JACKSONVILLE, Fla. (NNS) -- Commander, Navy Region Southeast presented the Department of the Navy Superior Public Service Award to the owners of Bugg Spring during a ceremony at the property in Okahumpka, Fla., Jan. 26.
Rear Adm. John C. Scorby Jr. presented the award in recognition of Dr. Joe Branham and his wife, Margaret's, five decades of support to the U.S. Navy.
The Branham's were the long-time owners of Bugg Spring and surrounding areas. The family purchased the 69-acre property in 1923 and began leasing a portion of it to the Navy for sonar testing purposes in 1956. On Dec. 30, 2011, the Branhams sold the entire property to the Navy for $2.4 million.
Throughout the years, the property has become the Navy's standardizing activity in the area of underwater acoustic measurements. As the home to the Underwater Sound Reference Division (USRD) of the Naval Undersea Warfare Center, the research conducted at the spring is a crucial support element for the Navy's submarine and surface fleet, and the Branhams' have been instrumental in making that research possible, Scorby said.
"I wanted to come here and personally thank the Branhams for their commitment support to our Navy," Scorby said. "This one-of-a-kind facility is so important and we really owe our gratitude to Dr. and Mrs. Branham for their generosity and patriotism throughout the past 60 years."
Although Joe said it was an honor to accept the award, the true pleasure was having the opportunity to meet those who were in attendance.
"It feels very good to be able to accept the award today and we really enjoyed the company of all of the fine men and women from the Navy who came here today," Joe said.
According to Tony Paolero, USRD technical program manager, the 175-feet deep Bugg Spring is not only a perfect setting for sonar testing, it is one-of-a-kind due to its isolated, noise-free environment.

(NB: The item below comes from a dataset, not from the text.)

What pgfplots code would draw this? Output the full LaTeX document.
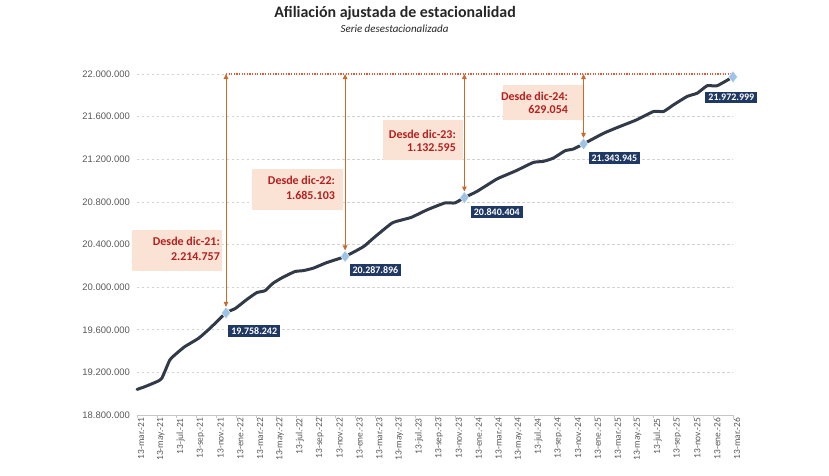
\documentclass[border=0pt]{standalone}
\usepackage{pgfplots}
\pgfplotsset{compat=1.18}
\usepackage{fontspec}
\setmainfont{Carlito}
\newfontfamily\lib{Liberation Sans}
\usetikzlibrary{arrows.meta}
\definecolor{serie}{RGB}{50,58,72}
\definecolor{diam}{RGB}{157,195,230}
\definecolor{navy}{RGB}{31,56,100}
\definecolor{peach}{RGB}{250,226,212}
\definecolor{dred}{RGB}{180,32,32}
\definecolor{arr}{RGB}{200,105,45}
\definecolor{dotl}{RGB}{225,90,60}
\definecolor{tickc}{RGB}{89,89,89}
\begin{document}
\begin{tikzpicture}
\path[use as bounding box] (-137bp,-61bp) rectangle (692bp,415bp);
\node[font=\bfseries\fontsize{16}{19}\selectfont, text=black!85] at (258bp,402bp) {Afiliación ajustada de estacionalidad};
\node[font=\itshape\fontsize{11}{13}\selectfont, text=black!85] at (257.5bp,386bp) {Serie desestacionalizada};
\begin{axis}[
  scale only axis, width=596bp, height=341bp,
  xmin=0, xmax=60, ymin=18800000, ymax=22000000,
  scaled y ticks=false,
  clip=false,
  separate axis lines,
  axis x line*=bottom, axis y line*=left,
  y axis line style={draw=none},
  x axis line style={draw=gray!45, line width=0.8bp},
  ytick={18800000,19200000,19600000,20000000,20400000,20800000,21200000,21600000,22000000},
  yticklabels={18.800.000,19.200.000,19.600.000,20.000.000,20.400.000,20.800.000,21.200.000,21.600.000,22.000.000},
  xtick={0,2,...,60},
  xticklabels={13-mar.-21,13-may.-21,13-jul.-21,13-sep.-21,13-nov.-21,13-ene.-22,13-mar.-22,13-may.-22,13-jul.-22,13-sep.-22,13-nov.-22,13-ene.-23,13-mar.-23,13-may.-23,13-jul.-23,13-sep.-23,13-nov.-23,13-ene.-24,13-mar.-24,13-may.-24,13-jul.-24,13-sep.-24,13-nov.-24,13-ene.-25,13-mar.-25,13-may.-25,13-jul.-25,13-sep.-25,13-nov.-25,13-ene.-26,13-mar.-26},
  ytick style={draw=none},
  xtick style={draw=gray!45, line width=0.6bp},
  xtick align=outside, major tick length=3bp,
  ymajorgrids,
  grid style={dash pattern=on 2.5bp off 2.5bp, draw=gray!35, line width=0.7bp},
  yticklabel style={font=\lib\fontsize{9.5}{11}\selectfont, text=tickc, anchor=east, inner sep=0pt, xshift=-7bp},
  xticklabel style={font=\fontsize{9.5}{10}\selectfont, text=tickc, rotate=90, anchor=east, inner sep=0pt, yshift=-4bp},
]
% annotation boxes
\fill[peach] (axis cs:-0.53,20154000) rectangle (axis cs:8.53,20536000);
\fill[peach] (axis cs:11.55,20724000) rectangle (axis cs:20.77,21106000);
\fill[peach] (axis cs:24.77,21193000) rectangle (axis cs:32.82,21568000);
\fill[peach] (axis cs:36.88,21568000) rectangle (axis cs:44.93,21897000);
\node[anchor=east, align=right, font=\bfseries\fontsize{12}{15}\selectfont, text=dred, inner sep=0pt] at (axis cs:8.36,20357000) {Desde dic-21:\\2.214.757};
\node[anchor=east, align=right, font=\bfseries\fontsize{12}{15}\selectfont, text=dred, inner sep=0pt] at (axis cs:19.94,20936000) {Desde dic-22:\\1.685.103};
\node[anchor=east, align=right, font=\bfseries\fontsize{12}{13}\selectfont, text=dred, inner sep=0pt] at (axis cs:32.12,21371000) {Desde dic-23:\\1.132.595};
\node[anchor=east, align=right, font=\bfseries\fontsize{12}{13}\selectfont, text=dred, inner sep=0pt] at (axis cs:43.4,21727000) {Desde dic-24:\\629.054};
% dotted reference line at 22M
\addplot[draw=white, line width=2bp] coordinates {(8.96,22000000) (60,22000000)};
\addplot[dotl, line width=1.2bp, dash pattern=on 1.2bp off 1.4bp] coordinates {(8.96,22000000) (60,22000000)};
% arrows
\addplot[arr, line width=1bp, {Triangle[length=5bp,width=4.5bp]}-{Triangle[length=5bp,width=4.5bp]}, shorten <=6bp] coordinates {(8.96,19758242) (8.96,22000000)};
\addplot[arr, line width=1bp, {Triangle[length=5bp,width=4.5bp]}-{Triangle[length=5bp,width=4.5bp]}, shorten <=6bp] coordinates {(20.95,20287896) (20.95,22000000)};
\addplot[arr, line width=1bp, {Triangle[length=5bp,width=4.5bp]}-{Triangle[length=5bp,width=4.5bp]}, shorten <=6bp] coordinates {(32.96,20840404) (32.96,22000000)};
\addplot[arr, line width=1bp, {Triangle[length=5bp,width=4.5bp]}-{Triangle[length=5bp,width=4.5bp]}, shorten <=6bp] coordinates {(44.95,21343945) (44.95,22000000)};
% series
\addplot[serie, line width=3bp, line join=round, line cap=round, smooth, tension=0.3] coordinates {
(0,19040000) (0.8,19066000) (2.0,19113000) (2.5,19145000) (3.3,19316000) (3.8,19363000)
(4.8,19441000) (6.2,19520000) (7.35,19614000) (8.96,19758242) (9.9,19800000) (11.0,19880000)
(12.05,19948000) (12.9,19967000) (13.7,20037000) (14.7,20093000) (15.9,20146000) (16.75,20155000)
(17.75,20178000) (19.1,20230000) (20.95,20287896) (22.8,20380000) (23.8,20460000) (25.65,20600000)
(26.65,20630000) (27.65,20656000) (29.2,20725000) (31.0,20790000) (32.0,20790000) (32.96,20840404)
(34.2,20897000) (36.2,21013000) (37.2,21054000) (38.2,21094000) (39.9,21170000) (40.9,21180000)
(41.9,21210000) (43.1,21280000) (43.9,21295000) (44.95,21343945) (47.0,21445000) (48.6,21507000)
(50.3,21570000) (52.0,21648000) (53.0,21648000) (54.0,21710000) (55.4,21790000) (56.4,21820000)
(57.4,21890000) (58.4,21890000) (60,21972999)};
% markers
\addplot[only marks, mark=diamond*, mark size=6bp, mark options={fill=diam, draw=white, line width=0.4bp}] coordinates {
(8.96,19758242) (20.95,20287896) (32.96,20840404) (44.95,21343945) (60,21972999)};
% value labels
\node[fill=navy, text=white, font=\bfseries\fontsize{10}{12}\selectfont, inner xsep=3bp, inner ysep=2.5bp] at (axis cs:11.8,19590000) {19.758.242};
\node[fill=navy, text=white, font=\bfseries\fontsize{10}{12}\selectfont, inner xsep=3bp, inner ysep=2.5bp] at (axis cs:24.0,20161000) {20.287.896};
\node[fill=navy, text=white, font=\bfseries\fontsize{10}{12}\selectfont, inner xsep=3bp, inner ysep=2.5bp] at (axis cs:36.22,20708000) {20.840.404};
\node[fill=navy, text=white, font=\bfseries\fontsize{10}{12}\selectfont, inner xsep=3bp, inner ysep=2.5bp] at (axis cs:48.06,21209000) {21.343.945};
\node[fill=navy, text=white, font=\bfseries\fontsize{10}{12}\selectfont, inner xsep=3bp, inner ysep=2.5bp] at (axis cs:59.83,21779000) {21.972.999};
\end{axis}
\end{tikzpicture}
\end{document}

"It's the perfect place for low-frequency calibrations," he said. "We can calibrate at ambient conditions that are below sea state zero, which is ideal and not in existence anywhere else."
When the Branham family originally decided to lease the spring to the Navy in 1956, Joe and Margeret said they weren't initially sure what the implications would be. According to Margaret, they certainly didn't foresee a relationship that would grow and mature for the next 60 years.
"I had just graduated from Florida State and I was setting off on a new adventure with world travels and a new Ph.D. in biology and we had other things to think about rather than the implications of the lease," Joe said.
The years of living in close proximity of the Naval facility and its workers has been a positive experience for the Branhams.
"We've had a good relationship with the Navy," Margaret said. "We've personally known all of the commanders of the facility."
"And as high school teachers, we even taught many of their kids," said Joe, "so we've certainly developed personal relationships with the Navy over the years."
In fact, the Branham's developed such a good relationship with the Navy that they decided to lease the property for less than fair market value throughout the past five years. Property leases had to be renegotiated every five years and the last negotiation was in 2006, Joe explained.
"A lady from Charleston called and said, 'I've got good news for you. The evaluation has come out at $87,500,' and I said, 'Well, that's far too much because that's taxpayer money.' We settled on $60,000, and out of consideration for the economy of our country and the good of our Navy, we were pleased to be able to do that."
With the expiration of the lease late last year, the Branhams were faced with the Navy's proposition to purchase the property outright. According to Paolero, the deal was a key acquisition for the Navy because it prevents future incompatible development that would degrade the integrity of the research facility, which relies heavily on its isolation from ambient noise. But for Joe and Margaret, it was a difficult decision to sell the property their family has called home for nearly a century.
"It turns out to be a lot harder than you think to give up something you're so fond of, but I'm very pleased that we could do this because I do feel loyal to our country," he said. "I've felt a responsibility to be a good steward to this place, and I know the Navy has a record of honoring history and ecological situations and I hope that tradition continues here."